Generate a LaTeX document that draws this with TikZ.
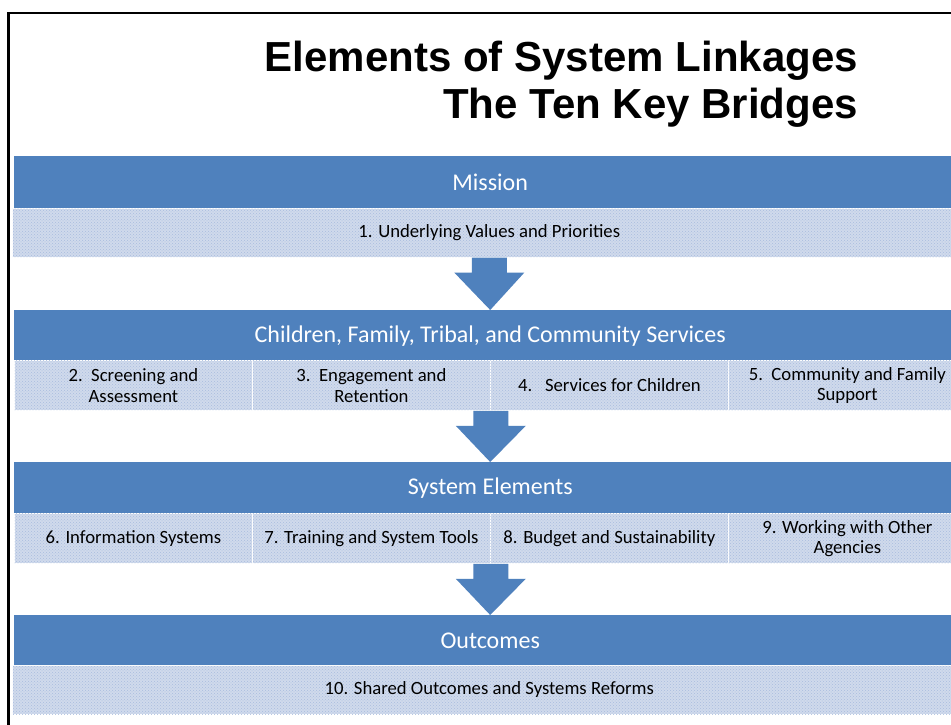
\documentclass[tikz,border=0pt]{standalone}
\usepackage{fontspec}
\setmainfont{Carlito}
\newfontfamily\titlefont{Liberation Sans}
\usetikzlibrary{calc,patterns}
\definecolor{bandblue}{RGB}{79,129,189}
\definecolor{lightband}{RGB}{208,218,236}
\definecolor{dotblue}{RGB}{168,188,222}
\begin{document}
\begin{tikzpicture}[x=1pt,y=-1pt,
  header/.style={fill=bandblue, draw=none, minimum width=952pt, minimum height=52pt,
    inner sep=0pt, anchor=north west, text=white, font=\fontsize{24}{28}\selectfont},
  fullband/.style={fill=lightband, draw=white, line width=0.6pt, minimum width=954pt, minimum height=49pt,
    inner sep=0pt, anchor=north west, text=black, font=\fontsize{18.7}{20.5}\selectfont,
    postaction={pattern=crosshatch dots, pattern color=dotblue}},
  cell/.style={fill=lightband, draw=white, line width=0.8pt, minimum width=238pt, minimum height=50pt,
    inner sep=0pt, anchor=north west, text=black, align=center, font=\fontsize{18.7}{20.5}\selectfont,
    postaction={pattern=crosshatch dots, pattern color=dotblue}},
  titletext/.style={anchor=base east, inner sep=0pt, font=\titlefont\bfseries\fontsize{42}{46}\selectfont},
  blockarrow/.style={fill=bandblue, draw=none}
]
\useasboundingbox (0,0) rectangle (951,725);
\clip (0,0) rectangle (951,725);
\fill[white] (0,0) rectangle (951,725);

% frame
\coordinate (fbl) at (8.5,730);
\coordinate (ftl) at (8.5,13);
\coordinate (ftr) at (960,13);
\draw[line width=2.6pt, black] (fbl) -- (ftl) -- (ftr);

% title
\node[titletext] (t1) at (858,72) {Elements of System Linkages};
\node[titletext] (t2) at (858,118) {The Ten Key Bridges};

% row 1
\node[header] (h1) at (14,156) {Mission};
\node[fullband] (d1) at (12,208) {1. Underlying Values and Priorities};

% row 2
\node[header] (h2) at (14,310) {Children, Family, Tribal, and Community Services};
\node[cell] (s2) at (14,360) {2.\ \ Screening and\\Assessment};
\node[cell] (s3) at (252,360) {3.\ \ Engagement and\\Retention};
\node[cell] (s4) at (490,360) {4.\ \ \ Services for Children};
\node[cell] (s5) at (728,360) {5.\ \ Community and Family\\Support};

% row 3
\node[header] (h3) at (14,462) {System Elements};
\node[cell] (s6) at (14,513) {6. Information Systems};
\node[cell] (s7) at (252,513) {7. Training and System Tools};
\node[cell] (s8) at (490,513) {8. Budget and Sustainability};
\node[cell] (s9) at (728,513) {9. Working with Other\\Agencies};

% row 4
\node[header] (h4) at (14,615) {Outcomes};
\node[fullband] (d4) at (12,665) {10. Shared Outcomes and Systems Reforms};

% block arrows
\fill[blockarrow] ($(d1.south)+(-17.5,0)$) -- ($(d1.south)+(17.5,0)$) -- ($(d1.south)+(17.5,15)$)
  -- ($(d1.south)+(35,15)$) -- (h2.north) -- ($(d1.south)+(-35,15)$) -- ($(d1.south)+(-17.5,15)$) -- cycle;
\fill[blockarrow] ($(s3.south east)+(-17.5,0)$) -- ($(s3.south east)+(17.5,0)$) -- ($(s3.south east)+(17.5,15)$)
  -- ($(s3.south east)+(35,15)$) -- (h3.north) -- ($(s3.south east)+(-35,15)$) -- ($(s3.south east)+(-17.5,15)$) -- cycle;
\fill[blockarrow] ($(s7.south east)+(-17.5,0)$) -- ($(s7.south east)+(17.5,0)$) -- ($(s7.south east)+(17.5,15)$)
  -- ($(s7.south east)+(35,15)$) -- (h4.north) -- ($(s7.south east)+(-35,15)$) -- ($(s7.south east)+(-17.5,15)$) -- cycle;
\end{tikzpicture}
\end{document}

==

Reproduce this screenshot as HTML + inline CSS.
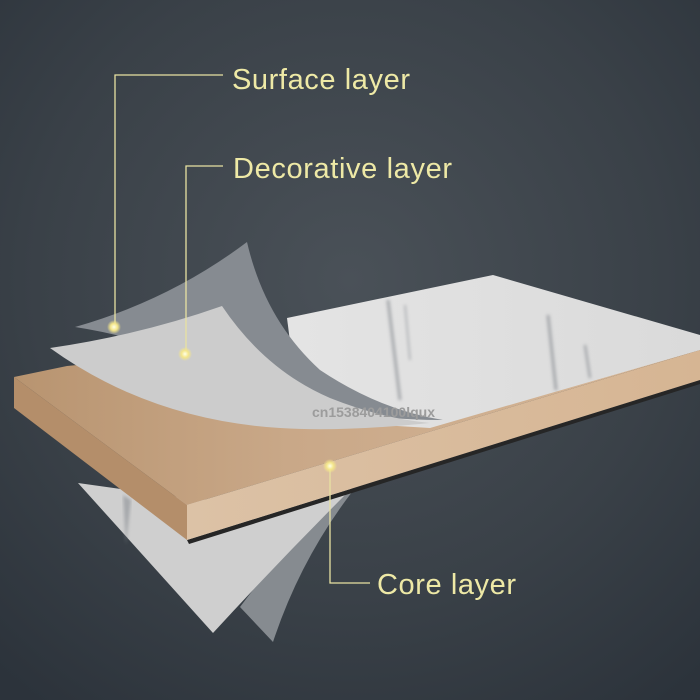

--

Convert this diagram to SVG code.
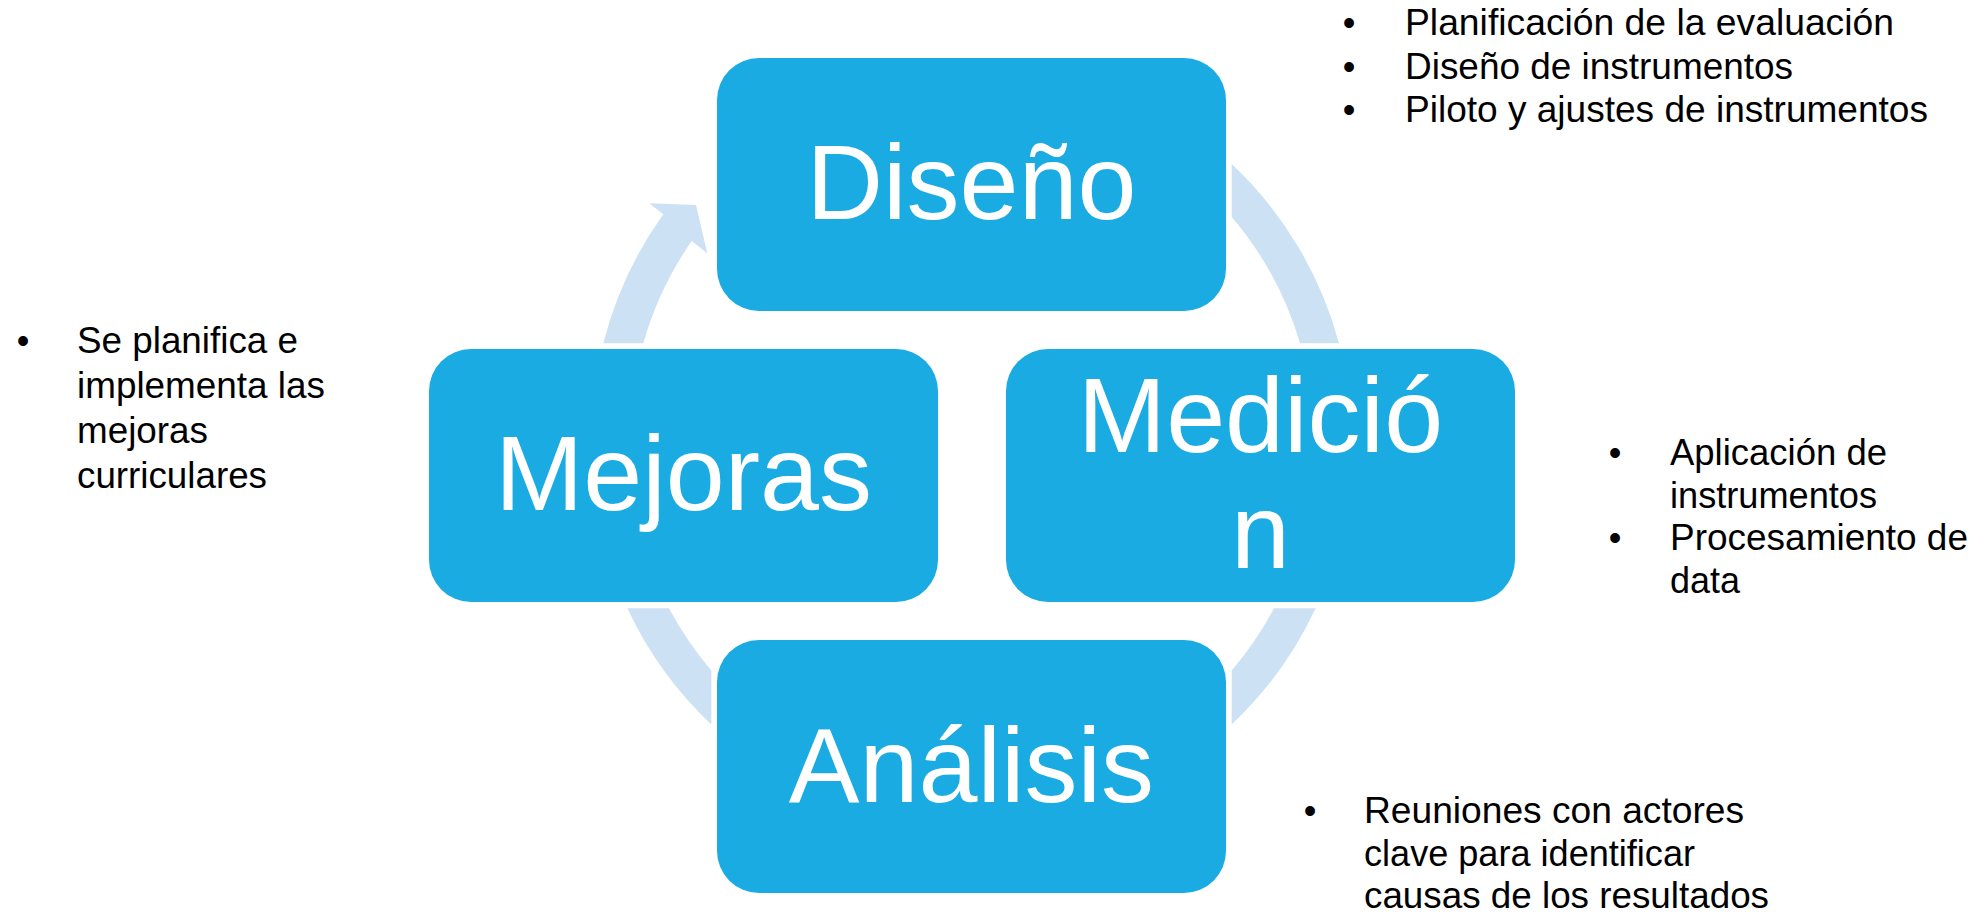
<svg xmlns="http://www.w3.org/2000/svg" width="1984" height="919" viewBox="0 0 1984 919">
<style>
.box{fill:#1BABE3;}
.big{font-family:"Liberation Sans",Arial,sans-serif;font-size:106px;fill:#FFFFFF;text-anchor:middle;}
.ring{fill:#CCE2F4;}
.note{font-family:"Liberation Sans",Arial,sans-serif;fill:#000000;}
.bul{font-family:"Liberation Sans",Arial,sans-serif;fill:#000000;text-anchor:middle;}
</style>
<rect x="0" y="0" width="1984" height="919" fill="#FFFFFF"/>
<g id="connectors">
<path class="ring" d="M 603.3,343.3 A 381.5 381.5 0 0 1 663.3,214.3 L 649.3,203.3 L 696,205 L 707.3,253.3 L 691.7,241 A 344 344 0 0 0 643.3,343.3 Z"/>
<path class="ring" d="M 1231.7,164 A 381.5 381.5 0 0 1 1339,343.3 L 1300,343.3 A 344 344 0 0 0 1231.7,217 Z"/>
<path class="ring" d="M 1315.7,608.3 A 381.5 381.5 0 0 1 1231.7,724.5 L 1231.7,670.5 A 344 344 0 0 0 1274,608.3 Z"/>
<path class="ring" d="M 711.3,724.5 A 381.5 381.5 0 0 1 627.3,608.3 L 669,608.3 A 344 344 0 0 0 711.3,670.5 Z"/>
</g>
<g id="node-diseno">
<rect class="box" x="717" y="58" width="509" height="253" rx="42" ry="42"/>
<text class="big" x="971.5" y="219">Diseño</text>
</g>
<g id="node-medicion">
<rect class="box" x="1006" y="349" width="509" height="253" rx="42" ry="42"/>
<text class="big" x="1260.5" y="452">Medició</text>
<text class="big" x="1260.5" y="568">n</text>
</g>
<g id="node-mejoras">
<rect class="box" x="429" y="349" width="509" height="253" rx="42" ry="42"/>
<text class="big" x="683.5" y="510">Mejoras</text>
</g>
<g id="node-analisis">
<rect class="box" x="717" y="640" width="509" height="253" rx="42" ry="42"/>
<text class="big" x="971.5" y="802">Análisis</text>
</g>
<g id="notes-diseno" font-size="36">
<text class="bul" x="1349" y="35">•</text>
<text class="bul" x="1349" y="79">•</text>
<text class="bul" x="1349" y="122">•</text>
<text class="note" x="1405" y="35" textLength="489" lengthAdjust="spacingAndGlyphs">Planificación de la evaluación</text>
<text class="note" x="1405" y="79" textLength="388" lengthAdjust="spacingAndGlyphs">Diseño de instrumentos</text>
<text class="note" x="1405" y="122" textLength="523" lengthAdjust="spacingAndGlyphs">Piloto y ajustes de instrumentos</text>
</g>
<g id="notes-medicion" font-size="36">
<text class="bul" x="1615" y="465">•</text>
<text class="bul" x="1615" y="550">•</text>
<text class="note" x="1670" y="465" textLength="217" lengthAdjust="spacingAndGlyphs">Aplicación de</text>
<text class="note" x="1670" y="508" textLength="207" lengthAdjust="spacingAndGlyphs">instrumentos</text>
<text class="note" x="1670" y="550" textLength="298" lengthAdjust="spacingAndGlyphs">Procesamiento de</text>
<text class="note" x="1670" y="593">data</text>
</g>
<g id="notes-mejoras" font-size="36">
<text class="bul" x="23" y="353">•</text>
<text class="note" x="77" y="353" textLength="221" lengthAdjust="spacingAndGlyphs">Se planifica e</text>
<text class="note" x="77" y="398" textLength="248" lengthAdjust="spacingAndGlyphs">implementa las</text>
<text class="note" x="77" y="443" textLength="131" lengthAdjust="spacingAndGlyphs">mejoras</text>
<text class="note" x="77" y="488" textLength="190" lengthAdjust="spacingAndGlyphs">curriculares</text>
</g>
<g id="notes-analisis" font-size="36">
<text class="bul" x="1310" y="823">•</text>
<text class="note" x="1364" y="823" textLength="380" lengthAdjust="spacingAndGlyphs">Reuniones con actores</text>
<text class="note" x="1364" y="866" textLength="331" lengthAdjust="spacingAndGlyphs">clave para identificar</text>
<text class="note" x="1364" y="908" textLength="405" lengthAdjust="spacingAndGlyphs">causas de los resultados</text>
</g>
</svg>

| Aim of the exercise |
Both the line containing "Generate a LaTeX" and the line containing "(ftl) -- (ftr);" belong in the copy, along with every line between them. Reproduce that stretch exactly, without the pictures.

| Written response |
Generate a LaTeX document that draws this with TikZ.
\documentclass[tikz,border=0pt]{standalone}
\usepackage{fontspec}
\setmainfont{Carlito}
\newfontfamily\titlefont{Liberation Sans}
\usetikzlibrary{calc,patterns}
\definecolor{bandblue}{RGB}{79,129,189}
\definecolor{lightband}{RGB}{208,218,236}
\definecolor{dotblue}{RGB}{168,188,222}
\begin{document}
\begin{tikzpicture}[x=1pt,y=-1pt,
  header/.style={fill=bandblue, draw=none, minimum width=952pt, minimum height=52pt,
    inner sep=0pt, anchor=north west, text=white, font=\fontsize{24}{28}\selectfont},
  fullband/.style={fill=lightband, draw=white, line width=0.6pt, minimum width=954pt, minimum height=49pt,
    inner sep=0pt, anchor=north west, text=black, font=\fontsize{18.7}{20.5}\selectfont,
    postaction={pattern=crosshatch dots, pattern color=dotblue}},
  cell/.style={fill=lightband, draw=white, line width=0.8pt, minimum width=238pt, minimum height=50pt,
    inner sep=0pt, anchor=north west, text=black, align=center, font=\fontsize{18.7}{20.5}\selectfont,
    postaction={pattern=crosshatch dots, pattern color=dotblue}},
  titletext/.style={anchor=base east, inner sep=0pt, font=\titlefont\bfseries\fontsize{42}{46}\selectfont},
  blockarrow/.style={fill=bandblue, draw=none}
]
\useasboundingbox (0,0) rectangle (951,725);
\clip (0,0) rectangle (951,725);
\fill[white] (0,0) rectangle (951,725);

% frame
\coordinate (fbl) at (8.5,730);
\coordinate (ftl) at (8.5,13);
\coordinate (ftr) at (960,13);
\draw[line width=2.6pt, black] (fbl) -- (ftl) -- (ftr);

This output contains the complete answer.